You can’t ignore your past.  To try to do so is foolish and unhealthy.  We all have our “issues” – bad relationships, personal struggles and failures – that have the potential to define us if we let them.   The story of Isaac “the good father” reminds us that we don’t have to become the little boy in the Harry Chapin song.  We can change.  We all have a second chance.  In order to take advantage of our second chance, we must embrace the past.  We must learn from it and grow from it.  Teshuvah reminds us that our past is something that is simply a platform on which we can build the rest of our lives.  We can choose to stop growing and live our life on that platform – or we can use our past experiences as lessons that allow us to grow in new and exciting ways – rising high, rising strong.

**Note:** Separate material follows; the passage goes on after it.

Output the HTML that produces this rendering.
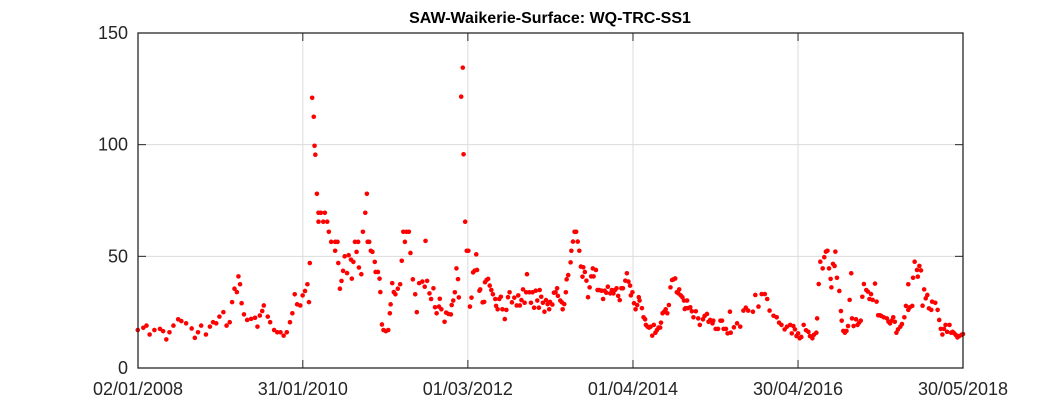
<!DOCTYPE html>
<html><head><meta charset="utf-8"><style>
html,body{margin:0;padding:0;background:#fff;}
svg{display:block;font-family:"Liberation Sans",sans-serif;}
</style></head><body>
<svg id="chart" width="1063" height="413">
<rect x="0" y="0" width="1063" height="413" fill="#fff"/>
<text x="550" y="23" text-anchor="middle" font-size="16" font-weight="bold" fill="#000">SAW-Waikerie-Surface: WQ-TRC-SS1</text>
<g id="grid"></g><g id="pts"></g><g id="axes"></g>
</svg>
<script>
const yTicks=[0,50,100,150];
const xTickVals=[2008.003,2010.082,2012.164,2014.247,2016.329,2018.41];
const xTickLabels=["02/01/2008","31/01/2010","01/03/2012","01/04/2014","30/04/2016","30/05/2018"];
const dates=[2008.0,2008.07,2008.11,2008.15,2008.21,2008.28,2008.32,2008.36,2008.40,2008.45,2008.51,2008.55,2008.61,2008.68,2008.72,2008.76,2008.80,2008.86,2008.91,2008.95,2008.99,2009.03,2009.08,2009.12,2009.16,2009.19,2009.22,2009.25,2009.27,2009.29,2009.31,2009.34,2009.38,2009.43,2009.48,2009.51,2009.54,2009.57,2009.59,2009.64,2009.67,2009.72,2009.76,2009.80,2009.84,2009.88,2009.92,2009.95,2009.98,2010.01,2010.05,2010.08,2010.11,2010.14,2010.16,2010.17,2010.20,2010.22,2010.23,2010.24,2010.26,2010.28,2010.31,2010.28,2010.34,2010.36,2010.39,2010.41,2010.44,2010.49,2010.52,2010.49,2010.53,2010.55,2010.57,2010.59,2010.61,2010.64,2010.66,2010.69,2010.70,2010.72,2010.74,2010.76,2010.78,2010.79,2010.82,2010.84,2010.87,2010.89,2010.90,2010.92,2010.94,2010.96,2010.99,2011.00,2011.03,2011.05,2011.06,2011.08,2011.10,2011.13,2011.16,2011.18,2011.19,2011.21,2011.23,2011.25,2011.28,2011.31,2011.33,2011.35,2011.37,2011.39,2011.42,2011.44,2011.47,2011.50,2011.52,2011.55,2011.59,2011.62,2011.63,2011.65,2011.68,2011.70,2011.73,2011.75,2011.77,2011.80,2011.81,2011.83,2011.87,2011.89,2011.92,2011.95,2011.96,2011.98,2012.00,2012.02,2012.04,2012.05,2012.08,2012.10,2012.11,2012.13,2012.15,2012.17,2012.19,2012.21,2012.23,2012.25,2012.27,2012.28,2012.31,2012.32,2012.35,2012.37,2012.38,2012.40,2012.42,2012.44,2012.46,2012.48,2012.51,2012.52,2012.54,2012.56,2012.58,2012.60,2012.63,2012.65,2012.67,2012.69,2012.72,2012.75,2012.78,2012.80,2012.82,2012.84,2012.86,2012.88,2012.90,2012.91,2012.94,2012.96,2012.98,2013.00,2013.02,2013.04,2013.06,2013.07,2013.09,2013.11,2013.13,2013.15,2013.17,2013.19,2013.20,2013.23,2013.25,2013.27,2013.29,2013.30,2013.33,2013.35,2013.36,2013.38,2013.40,2013.41,2013.43,2013.46,2013.47,2013.49,2013.51,2013.53,2013.55,2013.57,2013.59,2013.61,2013.62,2013.64,2013.66,2013.68,2013.70,2013.72,2013.74,2013.75,2013.78,2013.80,2013.82,2013.85,2013.87,2013.89,2013.91,2013.93,2013.96,2013.98,2014.00,2014.02,2014.04,2014.06,2014.08,2014.10,2014.12,2014.15,2014.17,2014.19,2014.21,2014.22,2014.24,2014.26,2014.28,2014.30,2014.32,2014.33,2014.36,2014.38,2014.40,2014.41,2014.43,2014.45,2014.47,2014.49,2014.51,2014.53,2014.55,2014.57,2014.59,2014.60,2014.62,2014.64,2014.66,2014.68,2014.70,2014.72,2014.74,2014.76,2014.78,2014.80,2014.82,2014.83,2014.85,2014.87,2014.89,2014.91,2014.93,2014.94,2014.90,2014.97,2014.99,2015.01,2015.04,2015.07,2015.09,2015.13,2015.15,2015.18,2015.20,2015.22,2015.25,2015.26,2015.29,2015.32,2015.35,2015.37,2015.39,2015.42,2015.44,2015.47,2015.48,2015.52,2015.56,2015.60,2015.64,2015.67,2015.70,2015.76,2015.79,2015.83,2015.87,2015.91,2015.94,2015.97,2016.02,2016.06,2016.09,2016.12,2016.16,2016.19,2016.23,2016.25,2016.27,2016.29,2016.31,2016.33,2016.35,2016.37,2016.40,2016.43,2016.46,2016.48,2016.51,2016.53,2016.56,2016.57,2016.59,2016.61,2016.64,2016.66,2016.68,2016.70,2016.72,2016.74,2016.75,2016.77,2016.79,2016.80,2016.82,2016.85,2016.87,2016.88,2016.90,2016.92,2016.94,2016.96,2016.98,2017.00,2017.01,2017.03,2017.06,2017.08,2017.10,2017.12,2017.14,2017.16,2017.19,2017.21,2017.23,2017.25,2017.27,2017.30,2017.32,2017.34,2017.36,2017.38,2017.41,2017.45,2017.47,2017.49,2017.51,2017.53,2017.55,2017.57,2017.59,2017.62,2017.64,2017.67,2017.69,2017.72,2017.74,2017.77,2017.72,2017.78,2017.80,2017.83,2017.84,2017.86,2017.88,2017.90,2017.92,2017.94,2017.96,2017.98,2018.01,2018.02,2018.06,2018.09,2018.11,2018.13,2018.15,2018.17,2018.19,2018.21,2018.24,2018.26,2018.28,2018.30,2018.32,2018.34,2018.36,2018.39,2018.41];
const values=[17,18,19,15,17,17.5,16.5,12.8,16,19,21.8,21,20,17.7,13.5,16,19,15,18.5,20.5,20,23,25,19,20.5,29.5,35.5,34,41,37.5,29,24,21.5,22,22.5,18.5,23.5,25.5,28,23,20.5,17,16,16,14.5,16,20.5,24.5,33,28.5,28,32.5,34.5,37.5,29.5,47,121,112.5,99.5,95.5,78,69.5,69.5,65.5,65.5,69.5,65.5,61,56.5,56.5,56.5,52.5,47,35.5,39,43.5,50,42.5,50.5,48.5,40,47.5,56.5,52,56.5,45,42,61,69.5,78,56.5,56.5,52.5,52,47.5,43,43,40,34,19.5,17,16.5,17,24.5,28.5,38,34,33,35.5,37.5,48,61,56.5,61,61,51.5,39.7,33,25,38,38.7,36.4,56.9,39,33.4,30.9,35.7,27.2,24.5,27.5,31,26.3,20.7,24.8,24.2,24,28.2,30.2,33.9,44.6,39.8,31.6,121.5,134.5,95.7,65.5,52.5,52.5,27.5,31.5,42.8,43.6,50.9,43.9,34.6,35.2,29.4,29.6,38.4,39.4,39.9,36.9,34.9,33,30.9,27.8,26.3,30.9,31.9,26.3,21.9,26,31.7,33.9,29.4,31.5,28,32.5,28,30.4,35.2,29.2,33.9,42,33.9,29.2,33.9,27,34.6,30.2,27,34.9,31.9,29.2,25.2,30.4,28.6,26.3,29.6,28.4,33.7,33.9,35.7,32.3,30.2,29.4,26.3,28.6,33.9,39.7,41.6,47.3,52.5,56.6,61,61,56.6,52.5,45.4,40.9,45.1,43,39.1,31.7,36.1,41,44.6,41,43.9,34.9,34.9,34.6,30.9,34.6,33.7,36.4,33.4,34.9,33.4,34.9,35.7,32.3,30.4,35.7,35.7,39.1,42.4,38.7,36.9,32.5,33.9,29,26.3,28.2,31.7,30.2,26.8,22.7,21.8,19.3,18.5,18.1,18.5,14.5,19.3,15.8,17,18.1,18.1,20.3,24.5,25.2,26.3,24.5,28.2,36.1,39.4,39.7,40.1,33.9,33.4,35.2,32.5,31.7,30.2,26.8,30.2,26.8,26.4,27.2,25.4,22.7,25.4,22.2,19.3,21.8,23.3,24.2,20.7,21.5,20,21.2,17.5,17.5,21.2,21.2,17.5,17.5,15.5,25.2,15.8,18.2,20,18.5,25.7,27,25.7,25.2,32.7,27.5,33.1,33.1,30.9,25.7,23.4,22.7,20.3,19.3,17.3,18.5,19.3,15.5,18.8,17.3,14.3,15.5,13.3,13.9,19.3,16.9,16.2,14.3,13.3,14.9,15.8,22.2,37.6,47.6,44.6,49.6,52.1,52.5,44.6,39.9,36.1,46.6,45.7,52.1,40.4,34.5,25.5,21.2,16.6,15.8,16.6,18.8,30.5,42.4,22.2,18.8,21.8,19.3,20.3,21.2,31.9,37.6,34.9,34.2,30.9,33.1,30.5,37.8,29.7,23.6,23.6,23.3,22.7,22.2,20.7,20,21.2,22.7,20.7,15.8,17.3,18.5,19.7,22.7,27.8,26,27.2,27.8,37.5,40.4,47.6,43.9,40.9,45.7,43.7,27.9,35.2,31.2,32.7,26.7,26,29.7,29.2,26,21.5,17.5,15,17.5,19.3,16.2,19.3,15.8,16.2,15.5,14.8,13.7,14.3,14.8,15.2];

const L=138,R=963,T=33,B=368,tMin=2008.003,tMax=2018.41,yMax=150;
const xs=t=>L+(t-tMin)/(tMax-tMin)*(R-L);
const ys=v=>B-v/yMax*(B-T);
const NS="http://www.w3.org/2000/svg";
function mk(tag,attrs,parent){const e=document.createElementNS(NS,tag);for(const k in attrs)e.setAttribute(k,attrs[k]);parent.appendChild(e);return e;}
const grid=document.getElementById('grid'),pts=document.getElementById('pts'),axes=document.getElementById('axes');
yTicks.forEach(v=>{
  const y=ys(v);
  const g=mk('line',{x1:L,x2:R,y1:y,y2:y,stroke:'#dcdcdc','stroke-width':1},grid);
  
  
  mk('line',{x1:L,x2:L+8,y1:y,y2:y,stroke:'#262626'},axes);
  mk('line',{x1:R,x2:R-8,y1:y,y2:y,stroke:'#262626'},axes);
  const t=mk('text',{x:L-10,y:y+6,'text-anchor':'end','font-size':18,fill:'#262626'},axes);
  t.textContent=v;
  
  
});
xTickVals.forEach((tv,i)=>{
  const x=xs(tv);
  const g=mk('line',{x1:x,x2:x,y1:T,y2:B,stroke:'#dcdcdc','stroke-width':1},grid);
  
  
  mk('line',{x1:x,x2:x,y1:B,y2:B-8,stroke:'#262626'},axes);
  mk('line',{x1:x,x2:x,y1:T,y2:T+8,stroke:'#262626'},axes);
  const t=mk('text',{x:x,y:395,'text-anchor':'middle','font-size':18,fill:'#262626'},axes);
  t.textContent=xTickLabels[i];
  
  
});
const box=mk('rect',{x:L,y:T,width:R-L,height:B-T,fill:'none',stroke:'#262626','stroke-width':1.3},axes);


dates.forEach((d,i)=>{
  const c=mk('circle',{cx:xs(d),cy:ys(values[i]),r:2.3,fill:'#ff0000'},pts);
  
  
});
</script>
</body></html>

The sadness that I felt as I played ball with Jonah was part of my process of teshuvah – part of accepting the past – accepting the fact that I was and still am sad that my dad and I didn’t have moments like I now have with my own kids.  If I only felt the sadness of the past – that would not be good.  That would be a sign that I was stuck and unable to change. Fortunately, the overwhelming feeling I had while playing ball with Jonah was happiness.  Happy to have this time with my son.  Happy to have this time for myself – to redefine the parent-child relationship for me.  Happy to be able to give this time to my kid.  Happy to have this blessing – this second chance to create a bond between father and son.

Today, this new year, is your time to embrace your second chances.  Today is the day to ask yourself: what parts of my past leave me empty, confused, sad, frustrated, embarrassed?  What parts of my life do I wish never happened? Ah, you can’t change the past!  But you can learn from it.  What can you learn from the darker moments of your past?  Don’t waste time feeling sorry for yourself or feeling guilty about your personal history.  Instead, do teshuvah, embrace your second chance.  Do so by first, promising yourself not to repeat the bad times in your personal history (and get the help needed to live up to this promise).  Second, learn from your bad experiences and mistakes, discover the wisdom that they contain.  Third, live the wisdom of your past.  When you allow your past to make your present and future richer, better, brighter, you have done teshuvah.

Once you have done teshuvah, once your discover that the challenging moments in our past are often our best lessons – you discover the meaning of the lyrics of another song on my personal soundtrack, lyrics by Rascall Flatts: “This much I know is true, That God blessed the broken road, That led me straight to you.”

This year, embrace your broken road, for it contains the lessons that will help guide you to your most precious blessings.